Devoir de Mémoire

L'armée oubliée

Forgée par Weygand et conduite par Juin, l'armée d'Afrique contribua de façon décisive à la victoire. Elle ne doit pas être oubliée. Bien sûr, la mémoire des peuples a besoin de figures légendaires. Elle a quand même besoin, plus encore, de vérité. La célébration du cinquantième anniversaire du débarquement de Normandie ne doit pas faire oublier que l'essentiel de la contribution française à l'assaut de la "forteresse Europe" et de la libération, de 1943 à 1945, vint d'Afrique du Nord. Sur 1,1 million de Français Européens qui y vivaient, elle fournit 176.000 mobilisés (19 pour-cent de la population), plus 233.000 Algériens, Marocains et Tunisiens, en majeure partie engagés volontaires, S'y ajoutèrent 200.000 évadés de France venus par l'Espagne avec grand péril, et les 15.000 FFL de Leclerc et de Brosset. Dès novembre 1942, l'armée d'Afrique, avec les moyens du bord opposa 70.000 hommes aux Allemands qui voulaient rejeter les Alliés à la mer. C'est la bataille de Tunisie.

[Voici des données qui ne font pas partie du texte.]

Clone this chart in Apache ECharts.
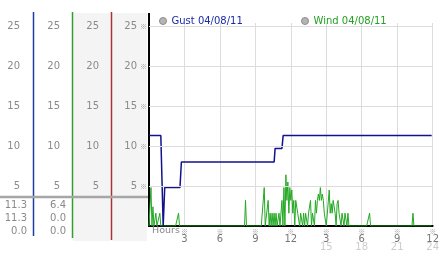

Puis le Corps Expéditionnaire français combat en Italie sous les ordres de Juin. C'est lui qui ouvrira la route de Rome et de Sienne. Le 15 août 1944, la Première armée, commandée par de Lattre, débarque en Provence. Elle remonte la vallée du Rhône, atteint Besançon le 8 septembre, le Rhin en décembre, L'Alsace délivrée, elle entre en Allemagne au printemps 1945 et fonce sur Constance. Or on n'en parle jamais. On a dit des maquisards qu'ils étaient "l'armée de l'ombre". Là, c'est l'armée laissée dans l'ombre. Il est bien remarquable que dans un temps où il n'est question que de mémoire, certains souvenirs soient maintenus hors champ. Avec obstination. Peu de gens savent que la victoire du Garigliano, cassant la résistance de Kesselring, ouvrait la perspective d'une percée vers l'lstrie, vers la plaine hongroise, l'accès à l'Europe centrale avant l'Armée rouge. C'était le plan des Anglais, celui de Juin. Roosevelt préféra le débarquement de Normandie.

On ignore le Garigfiano comme Cassino. On connaît la 2e DB de Leclerc, pas la 1re DB de Touzet du Vigier. Les libérateurs de Strasbourg, pas les libérateurs de Colmar. Cette armée venue d'Afrique, c'est le général Weygand qui en avait "forgé l'âme" (dixit le maréchal Juin), Et c'est Giraud qui lui avait obtenu des Américains un armement moderne. C'est grâce à lui que Saint-Exupéry pilota un Lightning et que les jeunes gens des chantiers de jeunesse troquèrent pelle et hache contre des TD (Tanks-Destroyers). Ces images en dérangent sans doute d'autres, paresseusement admises. Elles brouillent le roman-photos qui s'est si vite constitué sur cette époque; Paris se libérant lui-même, les résistants et leur héroïsme,etc... Une mise au point plus exacte fait surgir des noms inhabituels, ce qui déroute, et déplaît. Le mutisme viendrait-il alors de la routine? Les commandos de Bouvet, les goumiers de Guillaume, les tirailleurs de Linarès ou les chasseurs d'Afrique de Van Hecke fournissent pourtant autant de faits légendaires qu'on en peut rêver.

Quelques chiffres suffisent à rétablir la vérité oubliée. Sur une population pieds-noirs de 1.076.000 en 1943, 205.100 d'entre-eux étaient mobilisés au 1er janvier 1944, soit 19 pour-cent de la population. Au total, les pertes subies par les Pieds-Noirs dans la bataille de libération de la France, se sont élevées à environ 20.000 morts et 30.000 blessés. Ainsi, en moins de 2 ans, de juillet 1943 à mai 1945, le million de pieds-Noirs de nationalité française connaîtra un taux de mobilisation active de 24 classes, chiffre jamais atteint, même en 1916/1918. Ce taux de mobilisation est 16 fois supérieur à celui des musulmans et 34 fois supérieur à celui des métropolitains. Au total la population pieds-noirs subira autant de pertes que l'armée Française, dans son ensemble, pendant les 8 années de guerre en Algérie. De tous ceux,là, seul un petit nombre survit, aujourd'hui. Les autres, ceux qui n'ont pas été tués au combat sont morts, pour la plupart hors de leur terre natale. Rapatriés comme on dit. Ils méritent au moins qu'on salue leur aventure. Sans eux, le général de Lattre -donc la France- n'aurait pas été présent lors de la reddition allemande, le 8 mai 1945.

Sources : Service Historique de l'Armée de Terre (Document 4Q119) et Ministère des Anciens Combattants.